> [Work required] Report all lines holding "that".

> [Provided material]
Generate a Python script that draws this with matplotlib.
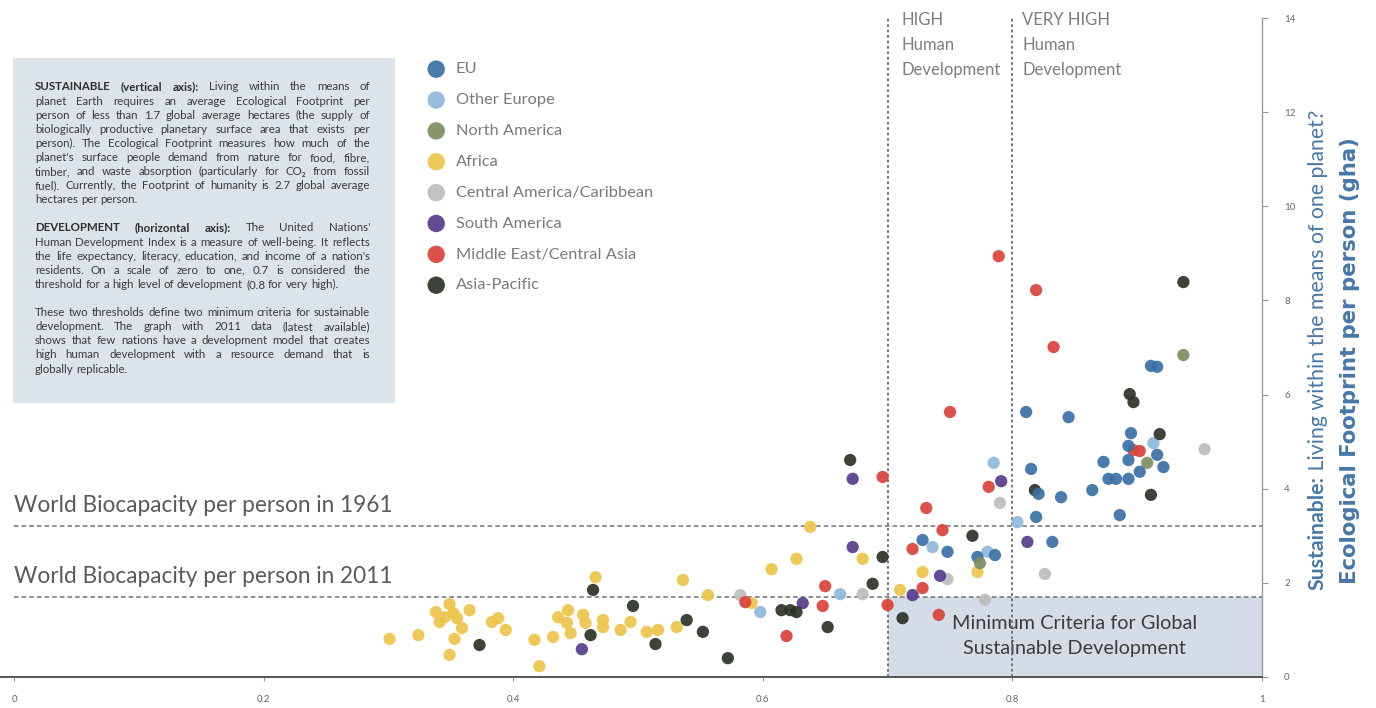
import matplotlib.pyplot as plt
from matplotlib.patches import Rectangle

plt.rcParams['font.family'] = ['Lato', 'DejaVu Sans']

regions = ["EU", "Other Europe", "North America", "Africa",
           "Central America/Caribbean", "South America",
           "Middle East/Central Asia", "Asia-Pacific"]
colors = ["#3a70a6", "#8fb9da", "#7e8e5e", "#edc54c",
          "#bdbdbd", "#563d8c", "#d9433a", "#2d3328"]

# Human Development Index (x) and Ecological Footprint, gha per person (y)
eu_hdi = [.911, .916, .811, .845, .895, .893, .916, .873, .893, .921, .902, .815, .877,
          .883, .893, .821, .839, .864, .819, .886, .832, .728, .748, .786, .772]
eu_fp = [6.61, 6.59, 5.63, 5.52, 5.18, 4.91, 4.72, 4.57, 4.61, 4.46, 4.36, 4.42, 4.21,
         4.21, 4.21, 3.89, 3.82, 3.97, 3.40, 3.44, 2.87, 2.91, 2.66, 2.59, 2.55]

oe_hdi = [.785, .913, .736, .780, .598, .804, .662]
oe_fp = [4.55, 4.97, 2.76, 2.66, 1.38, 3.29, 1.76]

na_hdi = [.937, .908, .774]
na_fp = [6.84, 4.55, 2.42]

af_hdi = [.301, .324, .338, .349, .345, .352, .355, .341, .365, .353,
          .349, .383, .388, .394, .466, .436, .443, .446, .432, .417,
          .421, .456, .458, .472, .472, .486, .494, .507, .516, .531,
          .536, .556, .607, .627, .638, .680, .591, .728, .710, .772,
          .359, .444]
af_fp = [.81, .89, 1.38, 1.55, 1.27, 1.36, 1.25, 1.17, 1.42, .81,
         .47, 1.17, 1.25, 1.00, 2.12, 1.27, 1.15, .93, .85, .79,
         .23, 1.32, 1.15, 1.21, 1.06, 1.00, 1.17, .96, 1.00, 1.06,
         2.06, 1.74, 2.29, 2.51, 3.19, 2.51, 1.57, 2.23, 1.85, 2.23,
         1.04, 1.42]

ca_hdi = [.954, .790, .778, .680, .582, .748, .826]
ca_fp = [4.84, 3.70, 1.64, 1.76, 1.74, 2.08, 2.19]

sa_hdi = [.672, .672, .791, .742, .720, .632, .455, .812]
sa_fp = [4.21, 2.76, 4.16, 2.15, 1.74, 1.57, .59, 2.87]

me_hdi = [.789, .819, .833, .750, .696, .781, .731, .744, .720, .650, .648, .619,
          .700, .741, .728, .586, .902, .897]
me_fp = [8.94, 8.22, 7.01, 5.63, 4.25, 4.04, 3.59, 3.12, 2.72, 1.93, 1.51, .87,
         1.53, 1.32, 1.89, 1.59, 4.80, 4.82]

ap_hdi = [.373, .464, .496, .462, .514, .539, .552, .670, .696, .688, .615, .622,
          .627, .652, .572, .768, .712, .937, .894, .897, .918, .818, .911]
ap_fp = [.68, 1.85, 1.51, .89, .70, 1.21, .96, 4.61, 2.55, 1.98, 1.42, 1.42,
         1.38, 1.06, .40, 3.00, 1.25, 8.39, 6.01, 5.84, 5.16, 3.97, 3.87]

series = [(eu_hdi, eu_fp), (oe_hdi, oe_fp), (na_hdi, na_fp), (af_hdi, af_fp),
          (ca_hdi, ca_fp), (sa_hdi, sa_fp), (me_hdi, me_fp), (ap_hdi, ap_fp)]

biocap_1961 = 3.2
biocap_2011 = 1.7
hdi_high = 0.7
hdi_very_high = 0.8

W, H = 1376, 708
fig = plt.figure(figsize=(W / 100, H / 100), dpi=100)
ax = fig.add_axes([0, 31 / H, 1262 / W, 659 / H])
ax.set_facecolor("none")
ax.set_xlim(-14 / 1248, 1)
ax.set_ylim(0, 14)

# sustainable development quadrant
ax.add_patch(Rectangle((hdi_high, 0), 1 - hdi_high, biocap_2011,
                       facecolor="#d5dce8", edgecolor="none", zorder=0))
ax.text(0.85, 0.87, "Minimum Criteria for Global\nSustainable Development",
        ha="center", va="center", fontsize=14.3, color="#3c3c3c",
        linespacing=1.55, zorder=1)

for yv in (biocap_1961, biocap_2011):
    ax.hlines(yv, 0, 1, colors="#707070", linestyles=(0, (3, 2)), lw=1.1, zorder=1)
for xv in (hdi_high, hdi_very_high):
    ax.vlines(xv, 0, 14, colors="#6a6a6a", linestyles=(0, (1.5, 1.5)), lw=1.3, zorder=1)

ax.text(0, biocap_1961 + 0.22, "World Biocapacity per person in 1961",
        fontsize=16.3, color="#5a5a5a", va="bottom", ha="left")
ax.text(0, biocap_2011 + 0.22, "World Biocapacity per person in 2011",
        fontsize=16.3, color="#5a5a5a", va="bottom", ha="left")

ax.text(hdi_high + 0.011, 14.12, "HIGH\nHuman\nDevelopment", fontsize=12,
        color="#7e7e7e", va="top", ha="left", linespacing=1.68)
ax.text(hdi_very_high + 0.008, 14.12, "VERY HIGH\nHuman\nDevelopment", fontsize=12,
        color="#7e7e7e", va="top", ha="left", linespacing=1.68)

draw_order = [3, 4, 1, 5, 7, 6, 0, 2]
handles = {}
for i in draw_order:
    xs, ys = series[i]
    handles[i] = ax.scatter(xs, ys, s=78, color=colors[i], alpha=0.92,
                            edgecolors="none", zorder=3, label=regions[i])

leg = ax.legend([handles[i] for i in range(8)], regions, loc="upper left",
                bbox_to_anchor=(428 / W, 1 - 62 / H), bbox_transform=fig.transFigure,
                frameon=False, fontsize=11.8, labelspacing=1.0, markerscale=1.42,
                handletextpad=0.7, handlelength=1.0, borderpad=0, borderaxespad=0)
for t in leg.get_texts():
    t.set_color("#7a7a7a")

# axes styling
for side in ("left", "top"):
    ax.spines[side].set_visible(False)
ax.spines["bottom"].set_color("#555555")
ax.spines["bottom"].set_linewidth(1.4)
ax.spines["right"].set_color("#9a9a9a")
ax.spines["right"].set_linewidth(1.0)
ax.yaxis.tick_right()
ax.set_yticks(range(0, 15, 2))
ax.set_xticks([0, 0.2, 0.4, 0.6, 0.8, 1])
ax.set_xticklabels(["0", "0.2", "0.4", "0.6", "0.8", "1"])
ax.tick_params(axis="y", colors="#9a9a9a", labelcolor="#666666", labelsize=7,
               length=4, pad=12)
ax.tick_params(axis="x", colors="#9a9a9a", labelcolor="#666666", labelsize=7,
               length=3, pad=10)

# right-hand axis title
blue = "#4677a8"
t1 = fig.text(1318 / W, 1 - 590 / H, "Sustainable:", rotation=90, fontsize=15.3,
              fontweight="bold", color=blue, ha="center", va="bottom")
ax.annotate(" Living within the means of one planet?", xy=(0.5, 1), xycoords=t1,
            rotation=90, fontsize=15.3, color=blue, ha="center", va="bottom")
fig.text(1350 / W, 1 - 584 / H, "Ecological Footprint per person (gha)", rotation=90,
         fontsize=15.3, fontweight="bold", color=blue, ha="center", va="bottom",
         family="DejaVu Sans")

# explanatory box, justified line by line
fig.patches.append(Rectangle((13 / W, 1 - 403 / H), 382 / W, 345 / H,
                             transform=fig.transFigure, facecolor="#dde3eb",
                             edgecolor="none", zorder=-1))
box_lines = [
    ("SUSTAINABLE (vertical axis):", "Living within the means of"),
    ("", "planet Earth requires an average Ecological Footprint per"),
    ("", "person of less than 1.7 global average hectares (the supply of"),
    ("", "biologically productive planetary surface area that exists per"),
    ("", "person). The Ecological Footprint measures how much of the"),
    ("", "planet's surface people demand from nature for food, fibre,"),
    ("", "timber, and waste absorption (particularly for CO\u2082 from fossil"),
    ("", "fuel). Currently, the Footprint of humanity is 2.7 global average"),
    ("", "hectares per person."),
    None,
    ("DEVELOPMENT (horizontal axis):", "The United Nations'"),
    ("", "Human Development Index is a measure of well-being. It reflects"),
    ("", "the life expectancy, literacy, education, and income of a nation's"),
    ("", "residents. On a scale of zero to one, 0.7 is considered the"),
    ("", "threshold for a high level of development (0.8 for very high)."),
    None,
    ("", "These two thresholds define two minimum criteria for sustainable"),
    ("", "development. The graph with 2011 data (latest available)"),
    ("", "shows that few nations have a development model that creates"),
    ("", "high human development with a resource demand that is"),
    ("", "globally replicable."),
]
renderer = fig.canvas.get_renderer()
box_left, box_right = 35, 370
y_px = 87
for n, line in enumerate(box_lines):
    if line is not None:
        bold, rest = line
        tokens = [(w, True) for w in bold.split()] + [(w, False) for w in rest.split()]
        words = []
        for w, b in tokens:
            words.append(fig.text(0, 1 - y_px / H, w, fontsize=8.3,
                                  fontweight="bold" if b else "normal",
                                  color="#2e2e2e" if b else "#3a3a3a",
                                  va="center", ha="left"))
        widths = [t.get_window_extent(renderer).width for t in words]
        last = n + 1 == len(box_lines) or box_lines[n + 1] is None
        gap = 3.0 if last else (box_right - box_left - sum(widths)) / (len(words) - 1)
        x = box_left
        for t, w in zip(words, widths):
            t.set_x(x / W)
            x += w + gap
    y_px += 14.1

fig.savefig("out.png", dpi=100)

> [Response]
Generate a Python script that draws this with matplotlib.
    ("", "biologically productive planetary surface area that exists per"),
    ("", "shows that few nations have a development model that creates"),
    ("", "high human development with a resource demand that is"),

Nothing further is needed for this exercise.